The verdict announced Thursday will allow Kelly to return to the US immediately.

Kelly was arrested in November 2018 at the same time as Ghosn, former Nissan chairman and head of the Renault-Nissan-Mitsubishi alliance. Both have insisted they are innocent, arguing that the money at the centre of the charges was never paid or decided.

The judge found Kelly not guilty of some counts but guilty of charges for one year only. His sentence was suspended for three years.

The trial began in September 2020, with Ghosn absent after he jumped bail in late 2019, hiding in a box for music instruments on a private jet. He fled to Lebanon, which has no extradition treaty with Japan, and has been writing books and making movies about the ordeal after his arrest.

Kelly and his legal team, headed by Yoichi Kitamura, argued during the trial at Tokyo District Court that Kelly was searching for legal ways to pay Ghosn to stop him from leaving for a competitor.

Prosecutors had asked that Kelly be sentenced to two years in prison. They alleged Ghosn, Kelly and Nissan Motor Co. underreported Ghosn's compensation by 9 billion yen ($78 million) in filings over eight years through 2018.

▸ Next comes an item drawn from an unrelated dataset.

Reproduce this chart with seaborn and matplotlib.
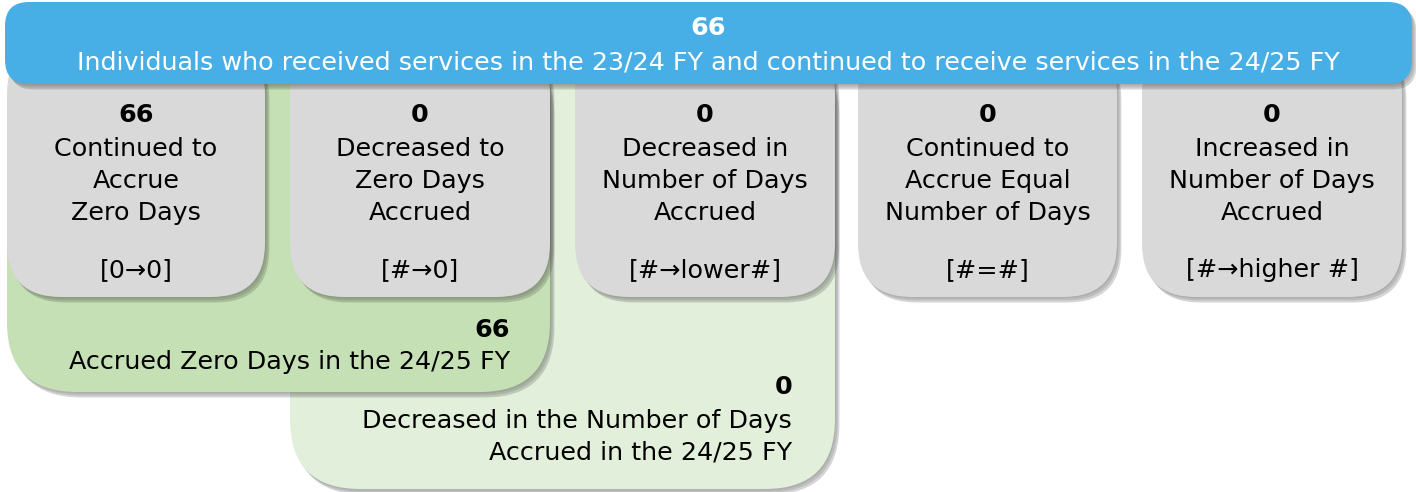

During the trial, the prosecution presented as evidence various documents calculating Ghosn's so-called deferred compensation. Nissan pled guilty and paid a 200 million yen ($1.7 million) fine.

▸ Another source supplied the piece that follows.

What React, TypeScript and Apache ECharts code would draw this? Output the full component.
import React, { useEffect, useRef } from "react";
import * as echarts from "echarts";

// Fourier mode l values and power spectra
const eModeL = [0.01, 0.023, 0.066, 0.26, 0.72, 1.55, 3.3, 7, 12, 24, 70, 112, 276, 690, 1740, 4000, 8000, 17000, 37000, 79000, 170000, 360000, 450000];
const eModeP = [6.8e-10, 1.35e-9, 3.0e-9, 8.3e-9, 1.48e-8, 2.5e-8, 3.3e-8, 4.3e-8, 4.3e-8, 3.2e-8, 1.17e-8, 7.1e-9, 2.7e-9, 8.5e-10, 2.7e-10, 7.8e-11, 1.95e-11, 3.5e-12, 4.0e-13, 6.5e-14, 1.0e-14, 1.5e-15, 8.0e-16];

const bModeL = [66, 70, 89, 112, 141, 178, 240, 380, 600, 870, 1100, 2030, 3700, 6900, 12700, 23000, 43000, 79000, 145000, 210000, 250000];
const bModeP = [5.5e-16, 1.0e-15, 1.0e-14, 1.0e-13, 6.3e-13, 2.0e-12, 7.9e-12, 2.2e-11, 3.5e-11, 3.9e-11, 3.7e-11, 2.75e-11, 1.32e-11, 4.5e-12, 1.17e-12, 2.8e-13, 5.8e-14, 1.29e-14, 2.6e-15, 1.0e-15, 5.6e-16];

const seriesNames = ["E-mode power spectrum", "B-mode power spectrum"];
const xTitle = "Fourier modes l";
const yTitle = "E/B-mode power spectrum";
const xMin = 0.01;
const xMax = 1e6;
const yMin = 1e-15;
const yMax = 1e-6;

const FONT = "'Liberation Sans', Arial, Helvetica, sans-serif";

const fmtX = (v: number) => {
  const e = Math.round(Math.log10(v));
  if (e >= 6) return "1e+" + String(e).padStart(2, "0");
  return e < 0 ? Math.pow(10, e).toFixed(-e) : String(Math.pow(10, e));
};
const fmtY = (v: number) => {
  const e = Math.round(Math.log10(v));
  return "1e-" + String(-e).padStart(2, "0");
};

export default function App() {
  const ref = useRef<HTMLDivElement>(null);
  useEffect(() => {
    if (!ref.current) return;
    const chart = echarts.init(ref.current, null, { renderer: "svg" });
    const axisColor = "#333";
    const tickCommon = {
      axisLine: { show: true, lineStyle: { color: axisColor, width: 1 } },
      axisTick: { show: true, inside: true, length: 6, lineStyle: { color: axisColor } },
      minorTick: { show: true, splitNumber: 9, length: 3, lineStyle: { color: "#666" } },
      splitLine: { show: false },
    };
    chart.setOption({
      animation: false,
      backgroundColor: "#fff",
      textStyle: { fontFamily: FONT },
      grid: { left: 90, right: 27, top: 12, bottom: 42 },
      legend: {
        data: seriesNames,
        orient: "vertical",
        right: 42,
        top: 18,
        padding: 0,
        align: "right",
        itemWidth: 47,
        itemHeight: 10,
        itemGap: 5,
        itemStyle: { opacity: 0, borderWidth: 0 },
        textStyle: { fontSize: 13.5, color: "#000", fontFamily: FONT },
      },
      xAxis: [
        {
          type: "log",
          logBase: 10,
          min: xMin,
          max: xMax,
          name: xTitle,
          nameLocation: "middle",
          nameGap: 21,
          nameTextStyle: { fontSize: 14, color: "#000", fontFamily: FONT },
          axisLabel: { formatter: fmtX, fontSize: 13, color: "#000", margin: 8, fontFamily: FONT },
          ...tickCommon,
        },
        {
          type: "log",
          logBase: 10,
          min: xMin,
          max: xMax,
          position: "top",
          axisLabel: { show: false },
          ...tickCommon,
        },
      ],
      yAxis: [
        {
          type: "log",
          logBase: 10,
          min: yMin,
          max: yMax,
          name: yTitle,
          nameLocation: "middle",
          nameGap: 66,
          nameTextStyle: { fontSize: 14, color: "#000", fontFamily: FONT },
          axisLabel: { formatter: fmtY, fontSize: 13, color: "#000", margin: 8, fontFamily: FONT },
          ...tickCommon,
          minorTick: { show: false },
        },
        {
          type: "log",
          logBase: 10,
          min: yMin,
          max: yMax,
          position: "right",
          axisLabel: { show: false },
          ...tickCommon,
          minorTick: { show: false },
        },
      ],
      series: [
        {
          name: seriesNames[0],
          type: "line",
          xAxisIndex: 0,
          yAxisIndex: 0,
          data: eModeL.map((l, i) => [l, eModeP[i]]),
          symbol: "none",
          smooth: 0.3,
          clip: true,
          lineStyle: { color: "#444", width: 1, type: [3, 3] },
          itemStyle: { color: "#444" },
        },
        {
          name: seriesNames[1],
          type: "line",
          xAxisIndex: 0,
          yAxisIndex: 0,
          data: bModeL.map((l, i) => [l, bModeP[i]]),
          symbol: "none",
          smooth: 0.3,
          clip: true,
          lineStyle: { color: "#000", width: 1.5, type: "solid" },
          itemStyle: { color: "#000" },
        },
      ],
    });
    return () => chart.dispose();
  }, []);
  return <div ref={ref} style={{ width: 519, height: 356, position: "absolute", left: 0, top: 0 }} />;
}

Ghosn was a superstar at Nissan, which he headed for nearly 20 years. French alliance partner Renault SA sent him to lead a turnaround of its near-bankrupt alliance partner. His downfall was sudden, with Nissan officials who had been close to him accusing him of amassing power for personal gain and planning a merger of Nissan with Renault.

Renault owns 43% of Nissan, while Nissan, which makes the Leaf electric car and Infiniti luxury models, owns 15% of Renault. Nissan, based in the port city of Yokohama, owns 34% of smaller Japanese automaker Tokyo-based Mitsubishi Motor. The French government owns 15% of Renault.

Japanese executives tend to be paid far less than their American counterparts, an important factor in the trial. Disclosure of high executive pay became required in Japan in 2010, and what was disclosed for Ghosn, at about $9.5 million even without the deferred compensation, had raised eyebrows.

Kelly has been out on bail and living with his wife in a Tokyo apartment. U.S. Ambassador to Japan Rahm Emanuel recently expressed support for Kelly, saying he hoped Kelly could soon be reunited with his grandchildren in the U.S.

I am now here as a representative of the United States, and Mr. Kelly is a citizen of the United States, and this comes with the obligations as the ambassador of the United States to advocate on his behalf, Emanuel said.

Kelly was hired by Nissan's US division in 1988, more than a decade before Ghosn arrived at Nissan, and became a representative director in 2012, the first American on Nissan's board. He worked mostly in legal counsel and human resources.

Separately, two Americans extradited from the US to Japan on charges of smuggling Ghosn out of Japan were found guilty in July 2021. Michael Taylor was sentenced to two years in prison, while his son Peter was sentenced to one year and eight months.

The conviction rate in Japanese criminal trials exceeds 99%.